President-elect Donald Trump is reportedly looking to privatize the U.S. Postal Service (USPS), three people familiar with the matter told The Washington Post in a report published Sunday.
Trump has made known his desire to detach the USPS from the federal government in conversations at his Mar-a-Lago estate, sources informed the outlet, including with Howard Lutnick, his commerce secretary pick and co-chair of his presidential transition team.
In early December, Trump also talked with a group of transition team officials to feel out their opinions on privatizing the agency, one person told the outlet.
As mail volume declines for the Postal Service, the agency has reportedly lost $9.5 billion in the fiscal year ending on Sept. 30, The Washington Post reported.
The outlet expressed concern regarding the potential effect on e-commerce of privatizing the Postal Service, naming Amazon, whose executive chairman Jeff Bezos reportedly plans to donate $1 million to Trump’s inaugural fund. Jeff Bezos owns The Washington Post. (RELATED: Big Tech Company Follows Zuckerberg’s Example, Also Gives $1,000,000 To Trump Inaugural Fund)
As the Christmas season of mailing cards and packages approaches, the USPS, which many view as inefficient, has become a potential target of the incoming president’s Department of Government Efficiency (DOGE). Although DOGE co-leaders Elon Musk and Vivek Ramaswamy have yet to publicly call for the privatization of the agency, it falls in line with their mission.
Members of the DOGE panel have reportedly “held preliminary conversations about major changes to the Postal Service,” according to the Washington Post.
Privatization of the USPS has become a “prominent target” of federal cost-cutting as Republican lawmakers and Trump allies plan major reforms, the outlet noted.

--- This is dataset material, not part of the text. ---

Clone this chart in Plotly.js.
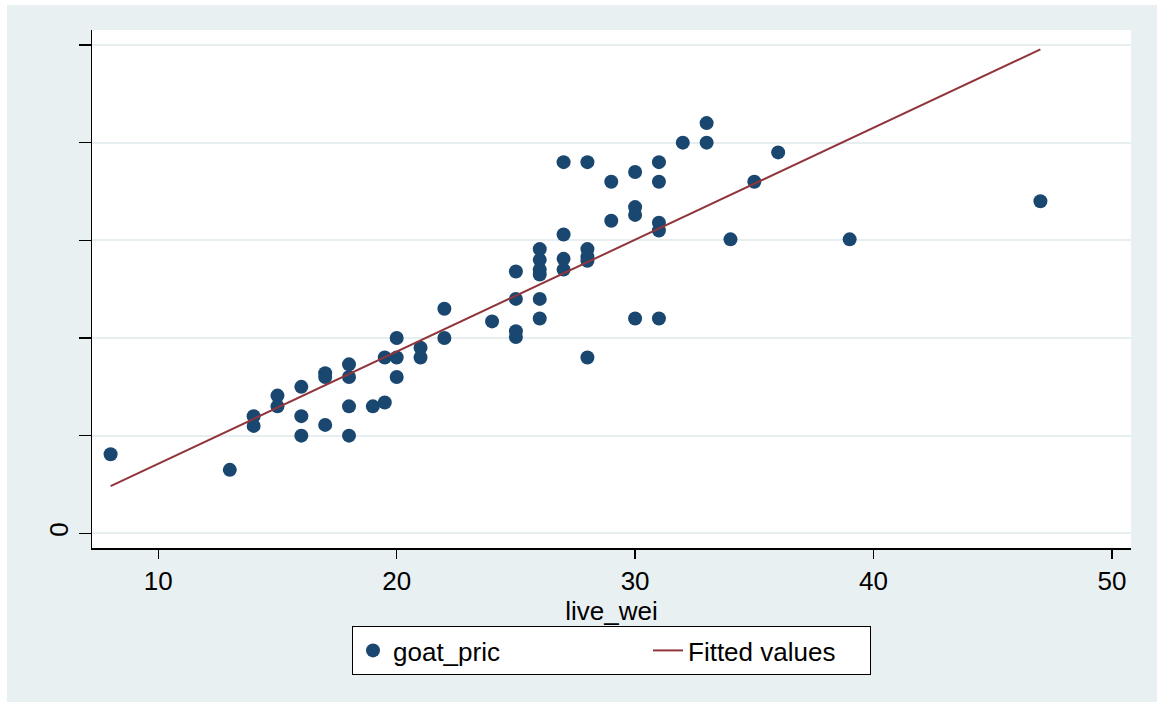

Republican Georgia Rep. Marjorie Taylor Greene, the incoming chair of the DOGE subcommittee, said Friday on X that the USPS wasting money “has to stop.”
The Postal Service only received 93 Oshkosh trucks as part of the Biden-Harris administration’s multibillion-dollar plan to give 60,000 electric vehicles to the federal agency in the name of climate change, the Washington Post reported Saturday.
The Postal Service was established roughly one year before the country in 1775. Benjamin Franklin was appointed as the first U.S. Postmaster General.